Cyndi Lauper’s Time After Time reminds me of Lima, Peru It was literally played on the radio every 15 minutes the entire time I was there.

“My Cherie Amour” by Stevie Wonder

The Elks Club pool in my home town. It was a mid-college summer and I was lifeguarding. The club played music at the pool, but only had one mix tape on endless loop. For some reason, it was this song that stuck with me and to this day epitomizes those long, sunny, mostly lazy, summer days around the pool, punctuated with splashing and the laughter of children.

“Every Summer Night” by the Pat Metheny Group

It reminds me of all the Friday nights in the summers of 2002 and 2003 my family and I would go and hang out at Triangle Town Center in Raleigh, NC. I swear the tune was played over the speaker system every single time we were there.
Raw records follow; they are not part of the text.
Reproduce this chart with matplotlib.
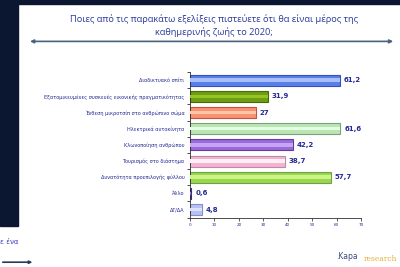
import matplotlib.pyplot as plt
from matplotlib.patches import Rectangle, FancyArrowPatch

# data
categories = ['Διαδικτυακό σπίτι',
              'Εξατομικευμένες συσκευές εικονικής πραγματικότητας',
              'Ένθεση μικροτσίπ στο ανθρώπινο σώμα',
              'Ηλεκτρικά αυτοκίνητα',
              'Κλωνοποίηση ανθρώπου',
              'Τουρισμός στο διάστημα',
              'Δυνατότητα προεπιλογής φύλλου',
              'Άλλο',
              'ΔΓ/ΔΑ']
values = [61.2, 31.9, 27, 61.6, 42.2, 38.7, 57.7, 0.6, 4.8]
value_labels = ['61,2', '31,9', '27', '61,6', '42,2', '38,7', '57,7', '0,6', '4,8']
xticks = [0, 10, 20, 30, 40, 50, 60, 70]

face = ['#5b7fe8', '#6e9c12', '#f79272', '#b9e6b2', '#9a6ad8', '#f7b2d2', '#9ad84a', '#5a44a8', '#b8c2f0']
edge = ['#3252c0', '#486a08', '#cc5040', '#7f9f80', '#5e3ea0', '#b88fa2', '#6f9f52', '#3a2a80', '#8090d0']
light = ['#a8c0fa', '#94c424', '#ffc6a8', '#e4ffe2', '#c6a6f4', '#fff0f8', '#cdf488', '#8a78d0', '#dde2fc']

navy = '#0b1630'
txt = '#232a94'

fig = plt.figure(figsize=(4, 2.67), dpi=100)
fig.patch.set_facecolor('white')

# dark frame pieces
fig.patches.append(Rectangle((0, 0.985), 1, 0.015, transform=fig.transFigure, color=navy, zorder=0))
fig.patches.append(Rectangle((0, 0.155), 0.045, 0.85, transform=fig.transFigure, color=navy, zorder=0))

fig.text(0.535, 0.928, 'Ποιες από τις παρακάτω εξελίξεις πιστεύετε ότι θα είναι μέρος της',
         ha='center', va='center', fontsize=6.7, color='#2a3a9a', family='Open Sans')
fig.text(0.535, 0.878, 'καθημερινής ζωής το 2020;',
         ha='center', va='center', fontsize=6.7, color='#2a3a9a', family='Open Sans')
fig.patches.append(FancyArrowPatch((0.068, 0.845), (0.99, 0.845), transform=fig.transFigure,
                                   arrowstyle='<|-|>', mutation_scale=5, color='#4a6282', lw=1.2))

ax = fig.add_axes([0.475, 0.185, 0.4275, 0.545])
y = list(range(len(categories)))
ax.barh(y, values, height=0.68, color=face, edgecolor=edge, linewidth=0.8, zorder=2)
ax.barh(y, values, height=0.22, color=light, linewidth=0, zorder=3)
for yi, v, lab in zip(y, values, value_labels):
    ax.text(v + 1.5, yi, lab, va='center', ha='left', fontsize=5, fontweight='bold', color=txt)

ax.set_ylim(len(categories) - 0.5, -0.5)
ax.set_xlim(0, 70)
ax.set_yticks(y)
ax.set_yticklabels(categories, fontsize=3.6, color=txt)
ax.set_xticks(xticks)
ax.set_xticklabels([str(t) for t in xticks], fontsize=3, color=txt)
ax.tick_params(axis='y', length=0, pad=4)
ax.tick_params(axis='x', length=2, width=0.6, color='#404040', pad=2)
for s in ['top', 'right']:
    ax.spines[s].set_visible(False)
ax.spines['left'].set_color('#303030')
ax.spines['bottom'].set_color('#303030')
ax.spines['left'].set_linewidth(0.6)
ax.spines['bottom'].set_linewidth(0.6)
# minor ticks between categories on the y axis
ax.set_yticks([i - 0.5 for i in range(len(categories) + 1)], minor=True)
ax.tick_params(axis='y', which='minor', length=2, width=0.6, color='#303030')

# bottom left remnants
fig.text(0.0, 0.093, 'ε ένα', ha='left', va='center', fontsize=5, color='#3a3ac0')
fig.patches.append(FancyArrowPatch((0.0, 0.018), (0.088, 0.018), transform=fig.transFigure,
                                   arrowstyle='-|>', mutation_scale=4, color='#2a3a5a', lw=1.2))

# logo
fig.text(0.895, 0.04, '.Kapa', ha='right', va='center', fontsize=5.5, color='#3a4a7a')
fig.text(0.91, 0.03, 'research', ha='left', va='center', fontsize=5.5, color='#e0b040',
         family='DejaVu Serif')

fig.savefig('out.png', dpi=100)
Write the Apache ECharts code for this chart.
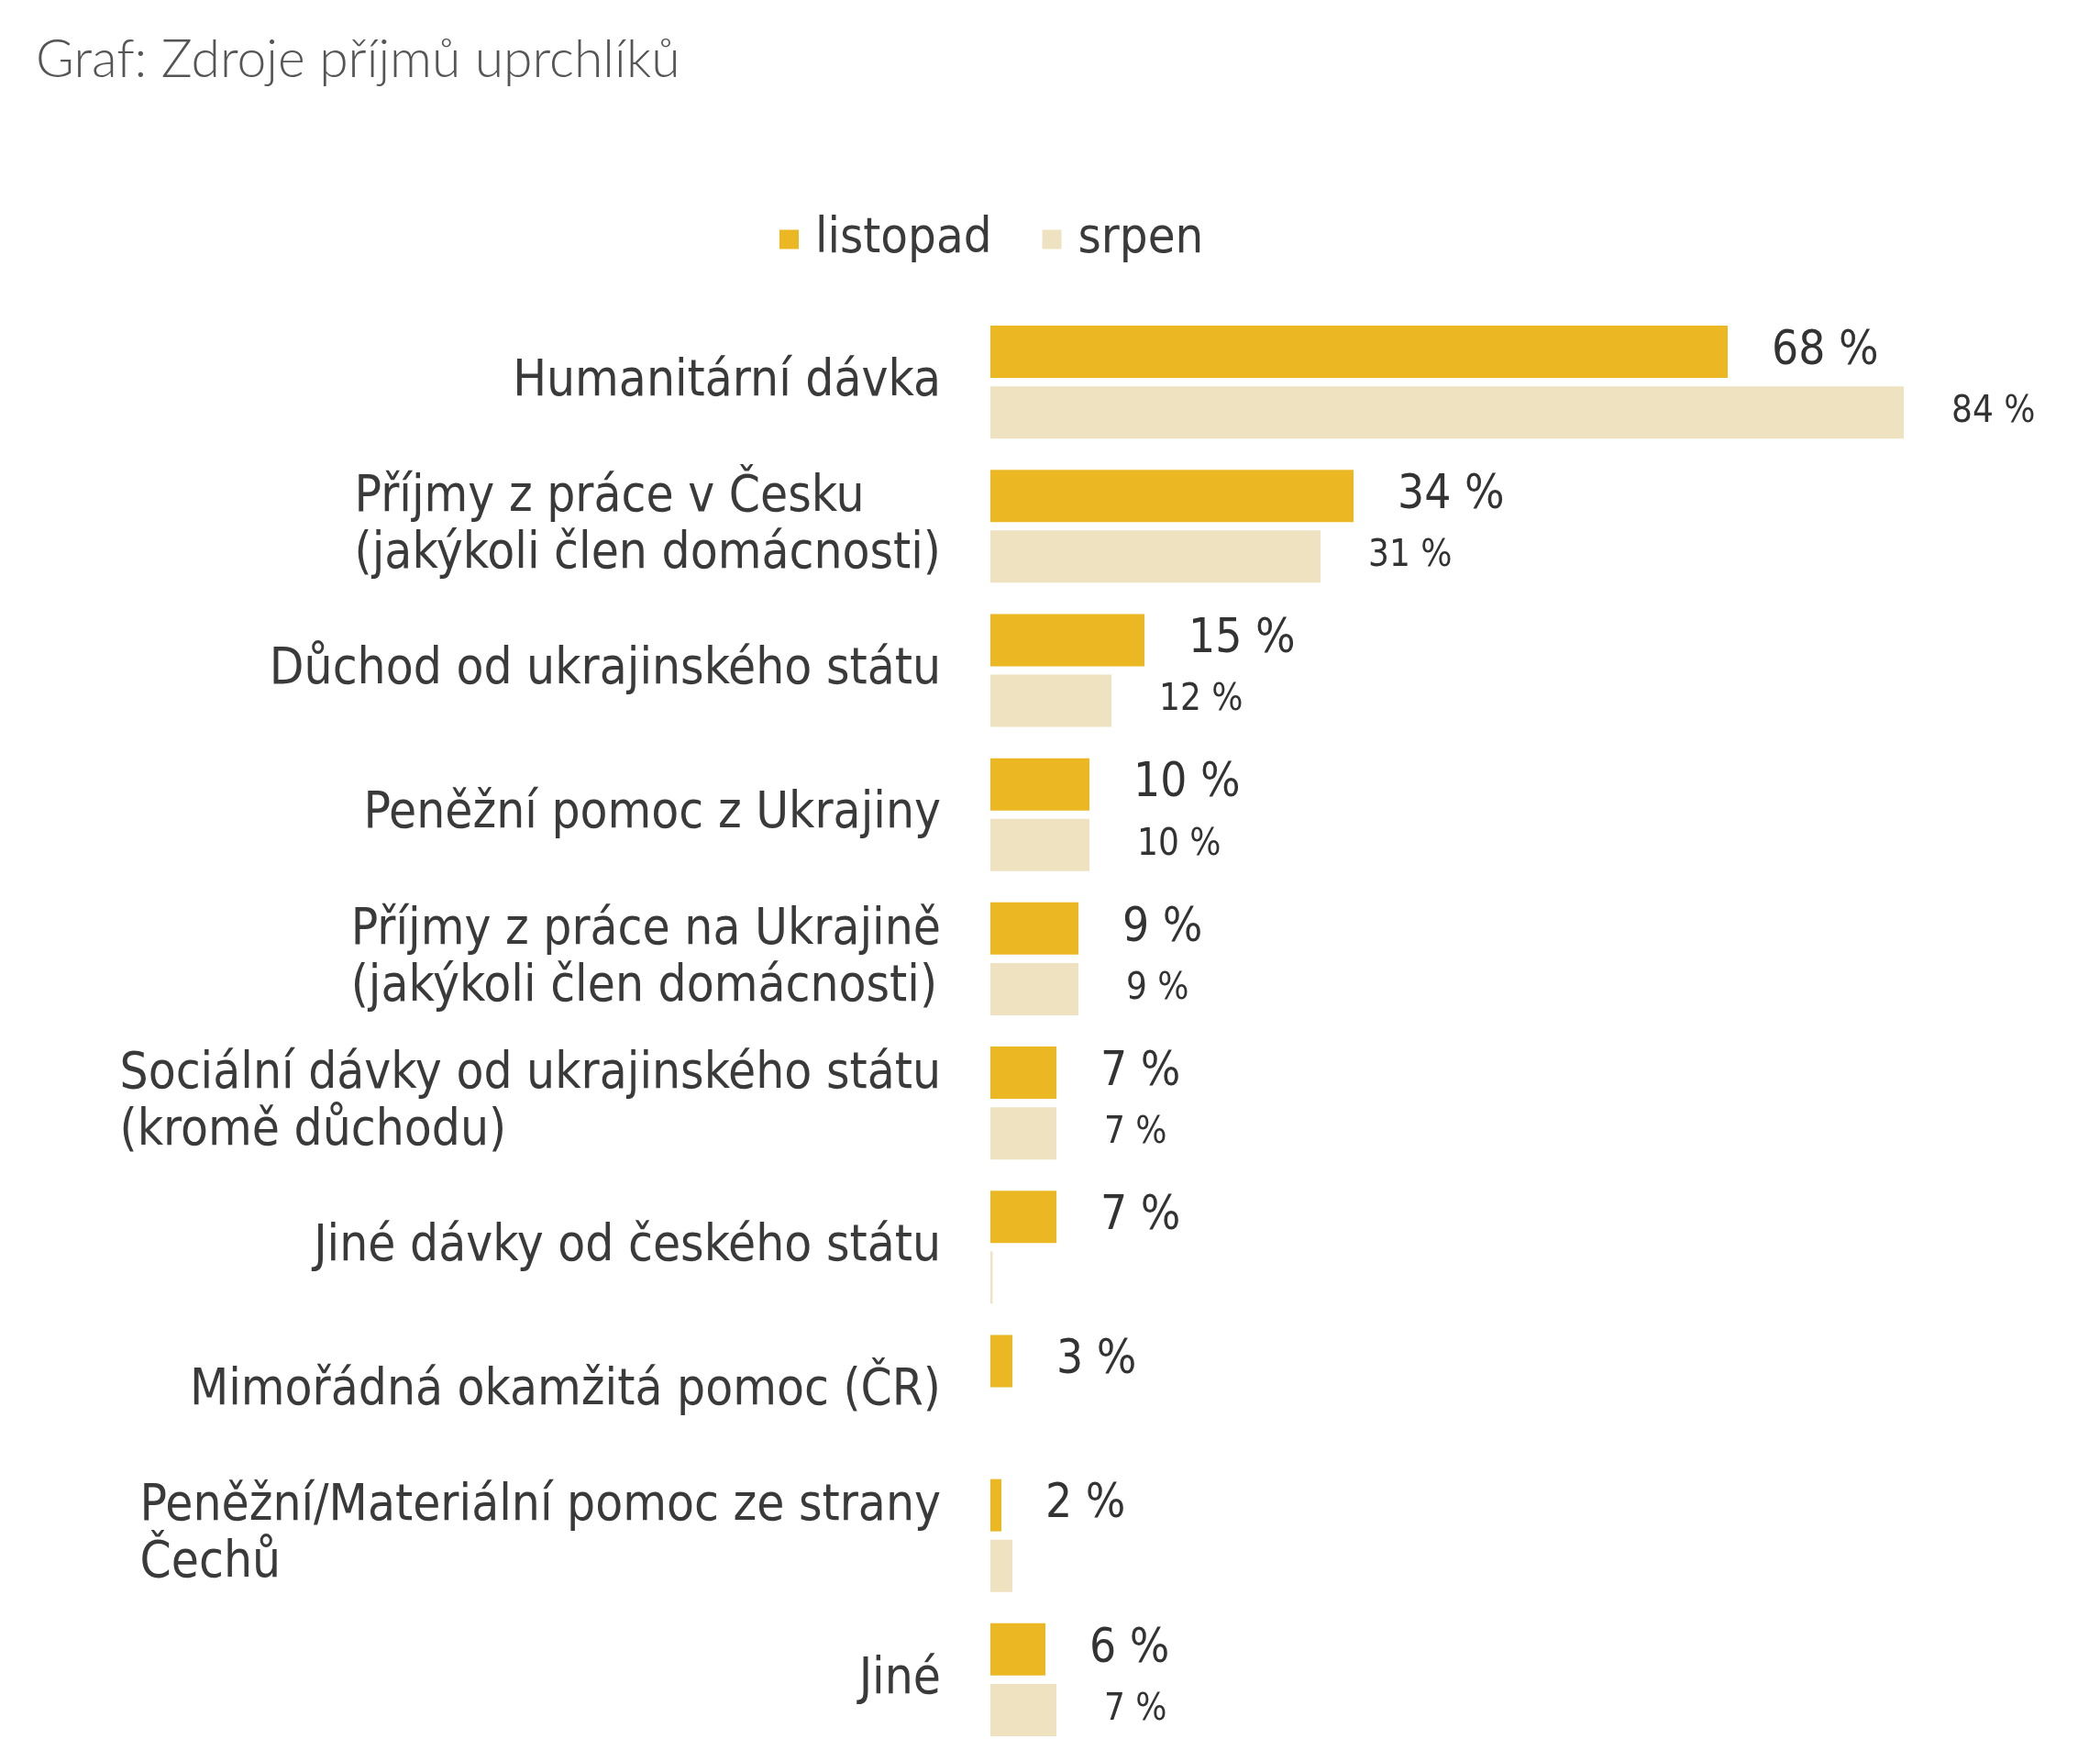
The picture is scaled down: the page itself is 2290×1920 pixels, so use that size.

I can’t help but think of my college days in the Chicago area when I hear this.
Lake Shore Drive

It was on the radio all the time in the 80s. I wonder if it is still played now?

In the spring of 1964, I left home for NYC, and arrived with no job, no references, no friends and only $17 in my pocket. The first evening, I just wandered around midtown, and wound up at Rockefeller Center. The lights and the fountains and the architecture were enchanting, and the tinny monaural loudspeakers were playing Movement 3 of Rachmaninoff’s Second Piano Concerto. Though I’ve heard that music hundreds of times since, I often think of that first time in Rockefeller Center, with the excitement, the warm breeze, and the music competing with the tinkling of the fountains.

Pilote - Turtle (Bonobo Mix)

I walked into an empty bar in Reykjavik around 6pm, and a woman working there was sweeping up a broken mirror. I asked what happened, and she said a drunk guy was upset they wouldn’t serve him more beer. So, he through a chair and broke a mirror on his way out. This was the song playing in the background.

The first time I heard this I was staying in a castle in the Loire Valley for a month. It always reminds me of that very good time.

Phil Collins - Something Happened On The Way to Heaven

I love this song! It makes me so happy to see you mention it!

The Boxer, Simon and Garfunkel: Simon & Garfunkel - The Boxer (Audio) - YouTube

The place: driving Highway 101 from Santa Barbara (college) to San Francisco (home).

Their old tunes like that (and like The Sound of Silence, the first song, here: - YouTube) bring me back to when my sister, 1 year younger, and I both attended UCSB. On the long 6-hr drives home, usually on a Friday night, we’d sing along to some tapes. She is very musical, and while I enjoy singing I can just carry a tune. She help me nail the Paul Simon parts and we’d sing their older works in harmony.

Good times, even though some of their older songs can be corny (e.g., from their Wednesday Morning, 3A.M. album).

If an ice rink counts as a “certain place”:
In 75 when I was 10, learning to skate during general skating time - music always blaring - “Black Dog” I’ll always associate with the still-palpable euphoria of learning the pivot when maintaining your pace as you switch from forwards to backwards skating.

If not:
A buncha places, all throughout B.C., during the first of four family summer car vacations (again - '75, remaining three summers down the 3 western states). Ringo’s “It Don’t Come Easy” was on the radio then, and this Beatles family definitely took note of and enjoyed it the several times we heard it. Good sunny summer shit.

aside: can’t figure out why we heard that tune so much, considering it was released about four years previously. It was almost like it was still on playlists? Naw, that couldn’t be…oh well.